-- Start Extracted records --
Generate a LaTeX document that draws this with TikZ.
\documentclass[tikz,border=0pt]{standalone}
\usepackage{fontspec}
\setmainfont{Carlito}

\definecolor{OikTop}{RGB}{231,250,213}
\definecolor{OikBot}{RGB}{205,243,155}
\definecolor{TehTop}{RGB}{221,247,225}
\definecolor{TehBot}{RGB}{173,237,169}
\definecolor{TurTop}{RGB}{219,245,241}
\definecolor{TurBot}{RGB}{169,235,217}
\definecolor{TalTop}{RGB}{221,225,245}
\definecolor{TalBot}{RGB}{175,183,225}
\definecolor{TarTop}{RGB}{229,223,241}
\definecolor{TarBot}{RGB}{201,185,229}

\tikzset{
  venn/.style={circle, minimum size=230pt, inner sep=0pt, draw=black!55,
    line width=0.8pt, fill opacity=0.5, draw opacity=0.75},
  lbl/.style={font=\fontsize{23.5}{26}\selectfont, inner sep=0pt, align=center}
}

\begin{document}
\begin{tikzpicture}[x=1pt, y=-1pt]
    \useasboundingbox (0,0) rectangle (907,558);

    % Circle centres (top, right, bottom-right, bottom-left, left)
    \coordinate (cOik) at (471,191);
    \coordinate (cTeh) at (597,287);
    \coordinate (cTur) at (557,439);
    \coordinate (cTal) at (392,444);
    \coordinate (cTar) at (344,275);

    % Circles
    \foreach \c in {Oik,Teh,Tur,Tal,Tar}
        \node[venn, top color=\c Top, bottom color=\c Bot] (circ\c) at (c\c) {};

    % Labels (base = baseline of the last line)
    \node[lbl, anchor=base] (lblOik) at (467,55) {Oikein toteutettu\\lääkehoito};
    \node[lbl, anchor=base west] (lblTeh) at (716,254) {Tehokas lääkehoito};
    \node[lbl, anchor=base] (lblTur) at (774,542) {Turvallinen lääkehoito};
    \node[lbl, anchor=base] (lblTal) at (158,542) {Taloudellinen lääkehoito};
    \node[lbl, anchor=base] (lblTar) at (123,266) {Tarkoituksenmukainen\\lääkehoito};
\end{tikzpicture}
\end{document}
-- End Extracted records --
-- Start Extracted records --
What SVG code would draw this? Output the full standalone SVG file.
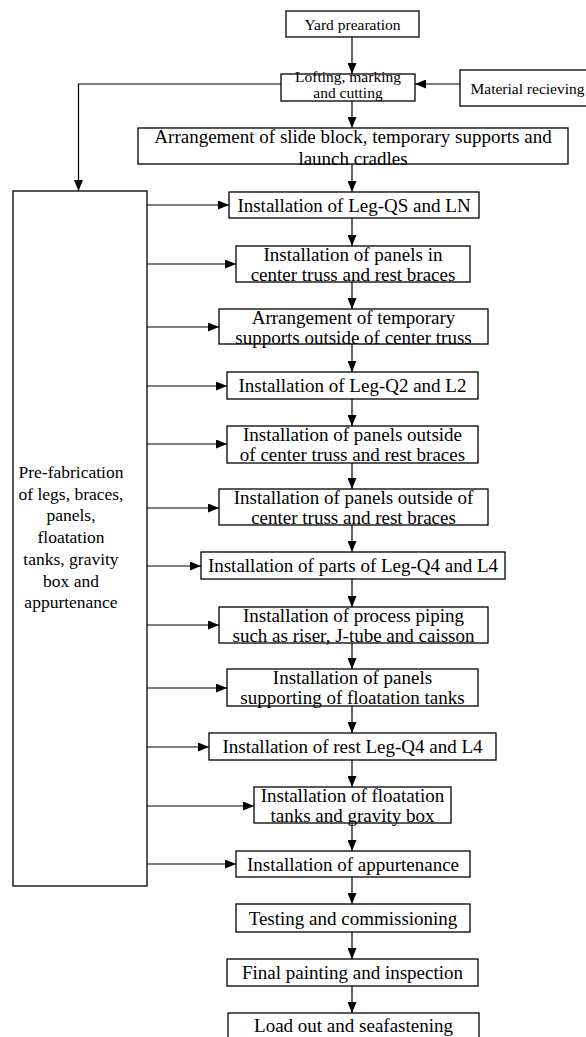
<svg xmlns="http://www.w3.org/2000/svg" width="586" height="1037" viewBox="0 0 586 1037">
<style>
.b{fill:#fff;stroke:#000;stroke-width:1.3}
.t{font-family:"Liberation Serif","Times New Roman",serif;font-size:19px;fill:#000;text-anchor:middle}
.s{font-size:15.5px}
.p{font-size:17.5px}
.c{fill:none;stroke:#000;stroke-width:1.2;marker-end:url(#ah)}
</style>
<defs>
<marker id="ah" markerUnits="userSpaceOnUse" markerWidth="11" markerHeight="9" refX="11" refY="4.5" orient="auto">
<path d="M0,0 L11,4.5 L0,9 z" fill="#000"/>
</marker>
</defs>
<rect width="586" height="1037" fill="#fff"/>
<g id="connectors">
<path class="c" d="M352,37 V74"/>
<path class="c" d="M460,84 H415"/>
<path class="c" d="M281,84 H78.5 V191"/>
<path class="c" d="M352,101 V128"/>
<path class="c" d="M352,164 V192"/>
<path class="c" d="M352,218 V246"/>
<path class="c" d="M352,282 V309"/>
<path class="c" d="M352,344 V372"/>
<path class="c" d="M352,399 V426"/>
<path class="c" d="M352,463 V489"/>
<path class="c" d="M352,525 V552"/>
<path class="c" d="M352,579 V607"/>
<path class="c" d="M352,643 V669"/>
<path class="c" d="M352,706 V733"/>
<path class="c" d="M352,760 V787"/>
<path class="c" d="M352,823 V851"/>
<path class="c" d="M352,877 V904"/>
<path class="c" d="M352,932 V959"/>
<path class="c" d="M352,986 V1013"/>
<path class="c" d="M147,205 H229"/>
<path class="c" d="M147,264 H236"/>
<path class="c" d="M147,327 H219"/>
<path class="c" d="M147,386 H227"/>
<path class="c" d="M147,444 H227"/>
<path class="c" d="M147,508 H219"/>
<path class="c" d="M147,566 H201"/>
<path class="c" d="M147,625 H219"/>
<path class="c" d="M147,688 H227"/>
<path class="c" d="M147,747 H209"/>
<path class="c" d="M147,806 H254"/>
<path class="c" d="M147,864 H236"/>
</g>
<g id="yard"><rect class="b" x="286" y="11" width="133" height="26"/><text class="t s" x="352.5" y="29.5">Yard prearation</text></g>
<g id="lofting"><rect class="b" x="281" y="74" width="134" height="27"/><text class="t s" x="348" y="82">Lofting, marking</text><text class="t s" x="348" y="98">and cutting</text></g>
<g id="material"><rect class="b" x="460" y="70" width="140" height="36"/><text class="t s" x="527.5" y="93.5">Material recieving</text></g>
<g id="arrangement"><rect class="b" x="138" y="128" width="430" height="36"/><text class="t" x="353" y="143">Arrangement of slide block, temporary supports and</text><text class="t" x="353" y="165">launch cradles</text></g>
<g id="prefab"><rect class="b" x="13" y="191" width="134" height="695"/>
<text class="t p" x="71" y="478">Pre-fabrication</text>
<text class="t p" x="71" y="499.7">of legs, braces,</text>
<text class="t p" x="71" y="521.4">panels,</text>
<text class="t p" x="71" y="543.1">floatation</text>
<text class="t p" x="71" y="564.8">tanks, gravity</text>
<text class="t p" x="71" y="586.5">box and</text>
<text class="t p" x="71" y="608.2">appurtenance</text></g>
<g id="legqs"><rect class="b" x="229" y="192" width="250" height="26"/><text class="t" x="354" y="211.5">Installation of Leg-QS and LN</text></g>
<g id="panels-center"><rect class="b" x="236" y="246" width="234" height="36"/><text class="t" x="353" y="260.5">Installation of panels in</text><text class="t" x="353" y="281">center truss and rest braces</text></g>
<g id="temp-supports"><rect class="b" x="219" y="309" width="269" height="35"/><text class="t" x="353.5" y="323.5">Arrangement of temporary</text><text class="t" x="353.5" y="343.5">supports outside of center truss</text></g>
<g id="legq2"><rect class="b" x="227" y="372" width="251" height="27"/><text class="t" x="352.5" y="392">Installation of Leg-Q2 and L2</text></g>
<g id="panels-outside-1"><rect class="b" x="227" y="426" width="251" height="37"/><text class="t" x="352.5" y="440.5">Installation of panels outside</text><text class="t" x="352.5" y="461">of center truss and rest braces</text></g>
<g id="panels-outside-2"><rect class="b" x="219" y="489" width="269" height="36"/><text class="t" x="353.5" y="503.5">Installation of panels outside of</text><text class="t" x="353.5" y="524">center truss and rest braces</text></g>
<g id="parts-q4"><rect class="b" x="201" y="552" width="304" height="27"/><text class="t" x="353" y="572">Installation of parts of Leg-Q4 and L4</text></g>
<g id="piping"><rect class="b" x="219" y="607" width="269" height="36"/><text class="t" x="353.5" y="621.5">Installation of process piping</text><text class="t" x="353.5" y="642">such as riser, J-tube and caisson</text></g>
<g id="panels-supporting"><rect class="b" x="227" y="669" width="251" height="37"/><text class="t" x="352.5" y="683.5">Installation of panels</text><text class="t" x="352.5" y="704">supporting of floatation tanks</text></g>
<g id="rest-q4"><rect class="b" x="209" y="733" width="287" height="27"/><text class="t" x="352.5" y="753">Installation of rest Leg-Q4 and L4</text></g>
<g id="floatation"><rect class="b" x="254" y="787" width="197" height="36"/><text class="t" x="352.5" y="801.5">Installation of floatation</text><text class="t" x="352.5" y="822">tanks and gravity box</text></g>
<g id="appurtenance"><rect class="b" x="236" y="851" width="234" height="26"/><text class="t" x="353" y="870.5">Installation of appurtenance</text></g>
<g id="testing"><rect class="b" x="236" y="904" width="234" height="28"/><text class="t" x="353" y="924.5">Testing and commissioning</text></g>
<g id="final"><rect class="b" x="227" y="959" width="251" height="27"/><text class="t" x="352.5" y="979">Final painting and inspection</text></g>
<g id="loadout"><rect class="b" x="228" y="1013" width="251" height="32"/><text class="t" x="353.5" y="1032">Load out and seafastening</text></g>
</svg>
-- End Extracted records --
## What is asked:
Look through the material above and print exactly the lines from the one containing "Generate a LaTeX" to the one containing "(cTar) at (344,275);", both included, and nothing more.

## Written response:
Generate a LaTeX document that draws this with TikZ.
\documentclass[tikz,border=0pt]{standalone}
\usepackage{fontspec}
\setmainfont{Carlito}

\definecolor{OikTop}{RGB}{231,250,213}
\definecolor{OikBot}{RGB}{205,243,155}
\definecolor{TehTop}{RGB}{221,247,225}
\definecolor{TehBot}{RGB}{173,237,169}
\definecolor{TurTop}{RGB}{219,245,241}
\definecolor{TurBot}{RGB}{169,235,217}
\definecolor{TalTop}{RGB}{221,225,245}
\definecolor{TalBot}{RGB}{175,183,225}
\definecolor{TarTop}{RGB}{229,223,241}
\definecolor{TarBot}{RGB}{201,185,229}

\tikzset{
  venn/.style={circle, minimum size=230pt, inner sep=0pt, draw=black!55,
    line width=0.8pt, fill opacity=0.5, draw opacity=0.75},
  lbl/.style={font=\fontsize{23.5}{26}\selectfont, inner sep=0pt, align=center}
}

\begin{document}
\begin{tikzpicture}[x=1pt, y=-1pt]
    \useasboundingbox (0,0) rectangle (907,558);

    % Circle centres (top, right, bottom-right, bottom-left, left)
    \coordinate (cOik) at (471,191);
    \coordinate (cTeh) at (597,287);
    \coordinate (cTur) at (557,439);
    \coordinate (cTal) at (392,444);
    \coordinate (cTar) at (344,275);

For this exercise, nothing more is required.